Neste modelo, a imagem da Igreja - Mater ecclesia - (Igreja-mãe) do período dos Santos Padres (Séc. II-VI), é substituída pela imagem imperial de Ecclesia regina (Igreja-rainha). A imagem de Jesus, o Bom Pastor, é eclipsada pelo panthokrator (Cristo Rei), sentado num trono, vestido de imperador, com cetro na mão.   Com isso, põe-se em evidência a soberania e o domínio do poder espiritual da Igreja sobre a humanidade. Fazer missão é incorporar os “pagãos” à “cristandade”, ou seja, à Igreja e ao Império cristão. 

 

Do Cristo-Cabeça da Igreja ao padre-cabeça

 

Com relação à configuração histórica da Igreja, da mesma forma que Cristo é o Cabeça da Igreja, se entende que o clero é o cabeça do populus christianus (povo cristão) e, portanto, o alter Christus (outro Cristo). Com isso, a Igreja, em lugar de ser comunidade a exemplo da Trindade, é a “encarnação continuada de Cristo” (Cardeal Belarmino). O cristomonismo reinante leva a conceber a Igreja como emanação do poder de Cristo, passado por ele aos apóstolos e, destes, aos bispos. Ali acaba a Igreja.

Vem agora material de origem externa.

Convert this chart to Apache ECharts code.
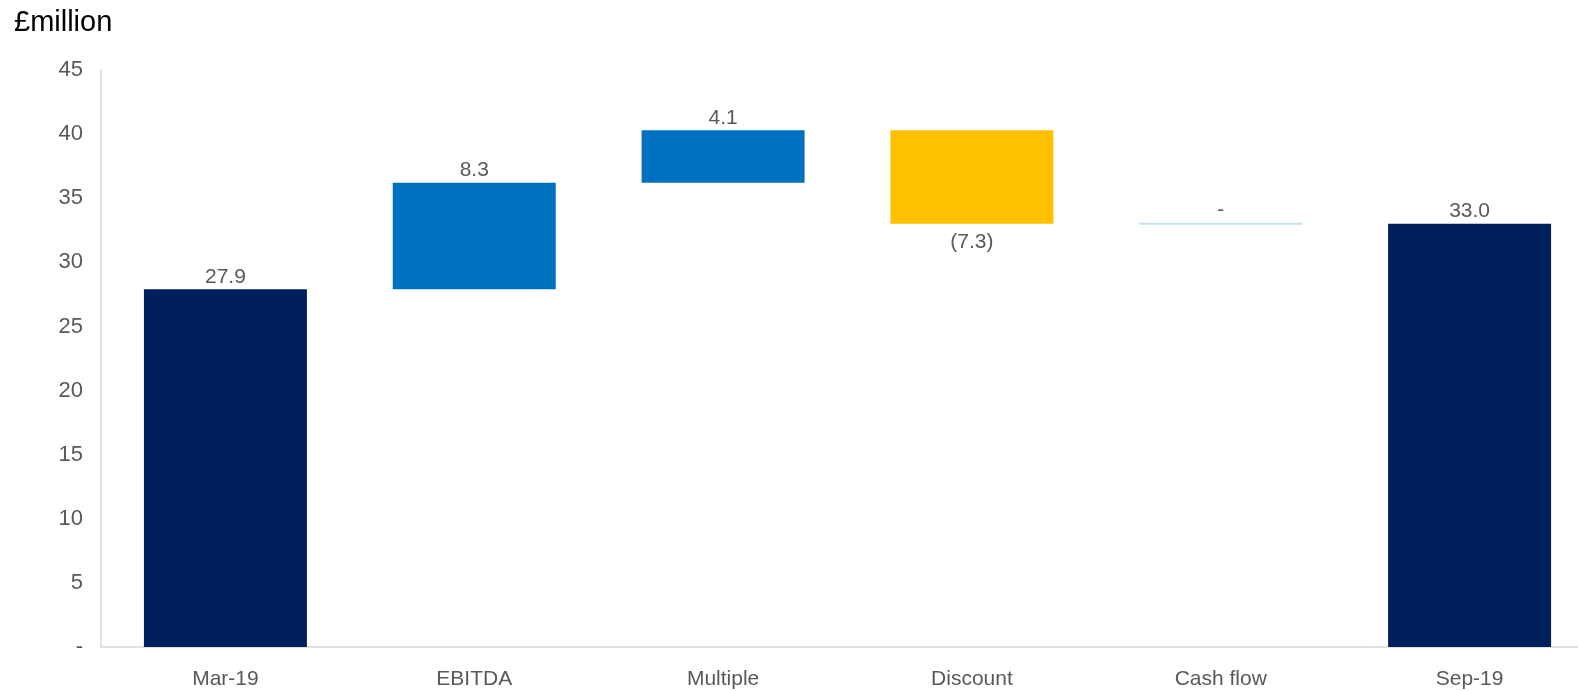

Não há lugar para os leigos e nem para o Espírito Santo. Tudo procede do direito divino, entregue por Cristo à hierarquia. Cabe a esta integrar a humanidade à Igreja, pois ela é o único meio de salvação, dado que se identifica com o Cristo glorioso e ressuscitado. Como se pode perceber, trata-se de uma eclesiologia apoiada numa cristologia docetista, isto é, uma Igreja que ao auto-identificar-se com o Cristo glorioso, se auto-diviniza, deixa de ser também humana. Consequentemente, a Igreja não erra e não peca e, se pecar, a gente nega, pois é indigno dela ter defeitos. 

 

 

Nesta concepção de Igreja, dado que Cristo é o Cabeça da Igreja e o clero é o alter Christus, na paróquia, padre é o cabeça dos fiéis leigos e leigas. Ele é o polo ativo da Igreja, em quem reside toda iniciativa e todo o poder, enquanto os leigos são o polo passivo, que deve obedecer docilmente a vontade do padre, depositário da vontade de Deus.  Por sua vez, o clero não atua consertado entre si, pois não existe a consciência de que a Igreja se dá na Igreja Local. Diocese é uma instância apenas administrativa, vigilada pelo Bispo, através de sua visita pastoral à paróquia, normalmente a cada cinco anos. A vida da Igreja acontece na paróquia e se rege pelo voluntarismo do pároco, segundo as necessidades que, a seu juízo, vão se apresentando. Normalmente, não se vai além de devocionismos e de tarefas em torno à sacramentalização e ocasional assistência aos pobres. Quando o padre não consegue realizar todas as tarefas, pede a colaboração de leigos de sua confiança, para fazerem sua vontade, que crê ser a vontade de Deus.